Trying to work a traditional 8-hour block with young children at home is a direct path to burnout. Many successful work-from-home parents use a split-shift schedule instead. Here are two real-life versions that work:
Option 1: Solo Parent Schedule
- 5:30–7:00 a.m. – Focused work while the house is quiet
- 7:00–9:00 a.m. – Breakfast, play, morning routine
- 9:00–11:30 a.m. – Independent play + “room time” while you work nearby
- 12:00–2:30 p.m. – Nap/quiet time = your biggest work block
- 3:00–5:30 p.m. – Outside time, errands, screen time if needed
- 7:30–10:00 p.m. – Evening work sprint after bedtime
Option 2: Two-Parent Trade-Off
- Partner A works 6–10 a.m. while Partner B parents
- Switch at 10 a.m.
- One parent covers the 2–5 p.m. “witching hour”
- Both are free after 8 p.m. for extra work or rest
Even solo parents can make it work by using preschool (even 2–3 half-days/week), hiring a mother’s helper (a responsible 12–14-year-old who plays with your kids for $10–15/hr), or swapping childcare with another WFH parent.

6 Practical Tips That Actually Move the Needle
1. Use the 5-Minute Rule
If a task takes less than five minutes, do it immediately.
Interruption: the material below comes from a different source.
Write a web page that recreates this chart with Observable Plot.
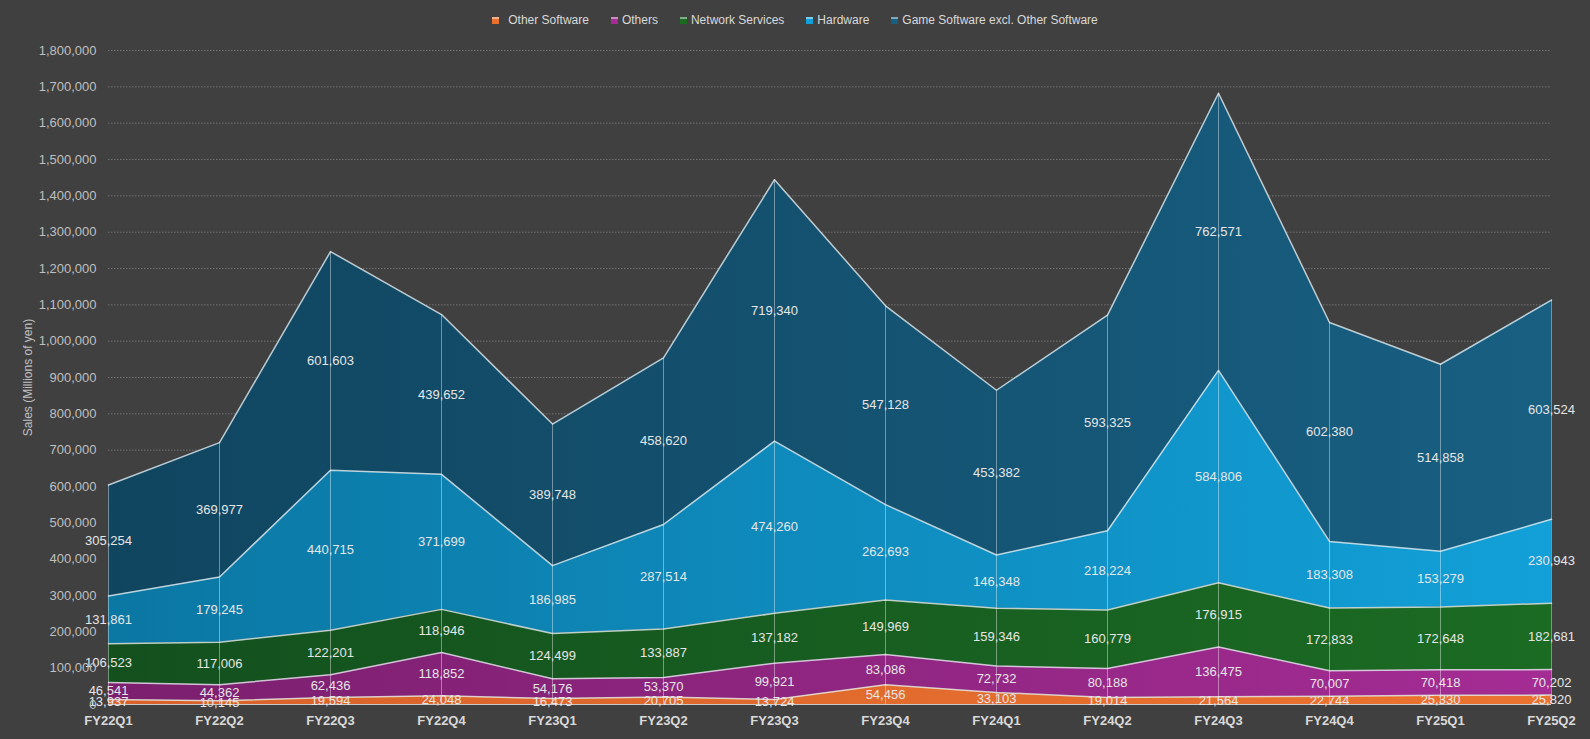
<!DOCTYPE html>
<html>
<head>
<meta charset="utf-8">
<script src="https://cdn.jsdelivr.net/npm/d3@7"></script>
<script src="https://cdn.jsdelivr.net/npm/@observablehq/plot@0.6"></script>
<style>
  html, body { margin: 0; padding: 0; background: #404040; }
  #wrap { width: 1590px; height: 739px; background: #404040; overflow: hidden; }
  #legend { height: 40px; display: flex; justify-content: center; align-items: center;
            font-family: "Liberation Sans", Arial, sans-serif; font-size: 12px; color: #d9d9d9; }
  .item { display: flex; align-items: center; margin: 0 11px; }
  .sw { width: 7px; height: 7px; margin-right: 4px; box-sizing: border-box; }
</style>
</head>
<body>
<div id="wrap">
  <div id="legend"></div>
  <div id="chart"></div>
</div>
<script>
const quarters = ["FY22Q1","FY22Q2","FY22Q3","FY22Q4","FY23Q1","FY23Q2","FY23Q3","FY23Q4","FY24Q1","FY24Q2","FY24Q3","FY24Q4","FY25Q1","FY25Q2"];
const otherSoftware   = [13937, 10145, 19594, 24048, 16473, 20705, 13724, 54456, 33103, 19014, 21564, 22744, 25330, 25820];
const others          = [46541, 44362, 62436, 118852, 54176, 53370, 99921, 83086, 72732, 80188, 136475, 70007, 70418, 70202];
const networkServices = [106523, 117006, 122201, 118946, 124499, 133887, 137182, 149969, 159346, 160779, 176915, 172833, 172648, 182681];
const hardware        = [131861, 179245, 440715, 371699, 186985, 287514, 474260, 262693, 146348, 218224, 584806, 183308, 153279, 230943];
const gameSoftware    = [305254, 369977, 601603, 439652, 389748, 458620, 719340, 547128, 453382, 593325, 762571, 602380, 514858, 603524];
const seriesNames = ["Other Software", "Others", "Network Services", "Hardware", "Game Software excl. Other Software"];
const seriesValues = [otherSoftware, others, networkServices, hardware, gameSoftware];
const yTicks = [0,100000,200000,300000,400000,500000,600000,700000,800000,900000,1000000,1100000,1200000,1300000,1400000,1500000,1600000,1700000,1800000];
const yLabel = "Sales (Millions of yen)";

// styles (left colour, right colour) for horizontal gradients
const gradColors = [
  ["#d8622a", "#ea7330"],
  ["#7b1f6e", "#a42c94"],
  ["#13501e", "#1b6b23"],
  ["#0b77a3", "#12a0d8"],
  ["#10455f", "#185f82"]
];
const legendColors = ["#e8702f", "#a42c94", "#1b6b23", "#12a0d8", "#185f82"];

// legend
const legend = document.getElementById("legend");
seriesNames.forEach((name, k) => {
  const it = document.createElement("div");
  it.className = "item";
  const sw = document.createElement("div");
  sw.className = "sw";
  sw.style.background = legendColors[k];
  sw.style.borderTop = "2px solid rgba(255,255,255,0.45)";
  if (k === 0) sw.style.marginRight = "9px";
  const t = document.createElement("span");
  t.textContent = name;
  it.appendChild(sw); it.appendChild(t);
  legend.appendChild(it);
});

// stacked table
const rows = [];
quarters.forEach((q, i) => {
  let acc = 0;
  seriesNames.forEach((s, k) => {
    const v = seriesValues[k][i];
    rows.push({q, series: s, k, value: v, y1: acc, y2: acc + v, mid: acc + v / 2});
    acc += v;
  });
});
const totals = quarters.map((q, i) => ({q, total: d3.sum(seriesValues, a => a[i])}));

const fmt = d3.format(",");
const areas = seriesNames.map((s, k) =>
  Plot.areaY(rows.filter(d => d.k === k), {x: "q", y1: "y1", y2: "y2", fill: `url(#grad${k})`}));
const lines = seriesNames.map((s, k) =>
  Plot.line(rows.filter(d => d.k === k), {x: "q", y: "y2", stroke: "#e6ecef", strokeOpacity: 0.8, strokeWidth: 1.5}));

const chart = Plot.plot({
  width: 1590, height: 699,
  marginTop: 10, marginBottom: 35, marginLeft: 108, marginRight: 39,
  style: {background: "#404040", color: "#bfbfbf", fontFamily: "'Liberation Sans', Arial, sans-serif", fontSize: "13px"},
  x: {type: "point", domain: quarters, padding: 0, label: null},
  y: {domain: [0, 1800000], label: null},
  marks: [
    Plot.gridY(yTicks, {stroke: "#9a9a9a", strokeOpacity: 0.55, strokeDasharray: "1.5,1.5"}),
    ...areas,
    ...lines,
    Plot.ruleX(totals, {x: "q", y1: 0, y2: "total", stroke: "white", strokeOpacity: 0.4, strokeWidth: 1}),
    Plot.ruleY([0], {stroke: "#c8c8c8", strokeWidth: 1}),
    Plot.text(rows, {x: "q", y: "mid", text: d => fmt(d.value), fill: "#e6e6e6", fontSize: 13}),
    Plot.axisY(yTicks, {tickSize: 0, tickPadding: 12, tickFormat: fmt, fill: "#bfbfbf", fontSize: 13, label: null}),
    Plot.axisX({tickSize: 0, tickPadding: 11, fontWeight: "bold", fill: "#d9d9d9", fontSize: 13, label: null}),
    Plot.text([yLabel], {frameAnchor: "left", textAnchor: "middle", rotate: -90, dx: -80, fill: "#c0c0c0", fontSize: 12})
  ]
});

// gradient definitions
const ns = "http://www.w3.org/2000/svg";
const defs = document.createElementNS(ns, "defs");
gradColors.forEach((c, k) => {
  const g = document.createElementNS(ns, "linearGradient");
  g.setAttribute("id", "grad" + k);
  g.setAttribute("x1", "0"); g.setAttribute("x2", "1");
  g.setAttribute("y1", "0"); g.setAttribute("y2", "0");
  [[0, c[0]], [1, c[1]]].forEach(([o, col]) => {
    const st = document.createElementNS(ns, "stop");
    st.setAttribute("offset", o);
    st.setAttribute("stop-color", col);
    g.appendChild(st);
  });
  defs.appendChild(g);
});
chart.insertBefore(defs, chart.firstChild);
document.getElementById("chart").appendChild(chart);
</script>
</body>
</html>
Quick wins add up fast.
2. Batch Similar Tasks
Answer messages in one block, do all photo editing in one block, etc. Your brain works faster when you stay in one mode.
3. Over-Communicate With Clients
People are surprisingly understanding. Try something like: “I’m available 9–11 a.m. and 1–3 p.m., with full availability after 8 p.m.”
4. Dictate Ideas on the Go
Use voice notes in Google Keep, Notes, Otter, WhatsApp, or Telegram. Capture those ideas before they vanish into the laundry pile.
5. Outsource What You Can
Grocery delivery, monthly cleaning help, or a virtual assistant can buy back hours of your week.
6. Track Your Time
Using tools like Toggl or Clockify for just one week reveals how productive you actually are—usually more than you think.
How to Get Started
When you’re ready, pick one job platform—Jooble is great for remote work—and spend 30 minutes a day applying to 3–5 positions. Set up a separate email and PayPal account just for work to simplify taxes and payments.
Create a simple portfolio (a free Canva site works!) with 3–5 samples. Then tell everyone you know that you’re open for business.
Every family handles work and childcare differently, so start by choosing a job that matches your personality, energy, and season of life. Once you’re in the trenches for a few weeks, your own personalized hacks will start to form naturally.
Proof That It’s Possible Starts With You
Working from home with young children is less about perfect focus and more about consistent effort in tiny pockets of time. You might not get eight uninterrupted hours, but you can string together four or five solid hours most days—and that’s enough to build real income.
You’ve got this. Your kids will grow up watching you build something meaningful, and that’s a gift no office job can match.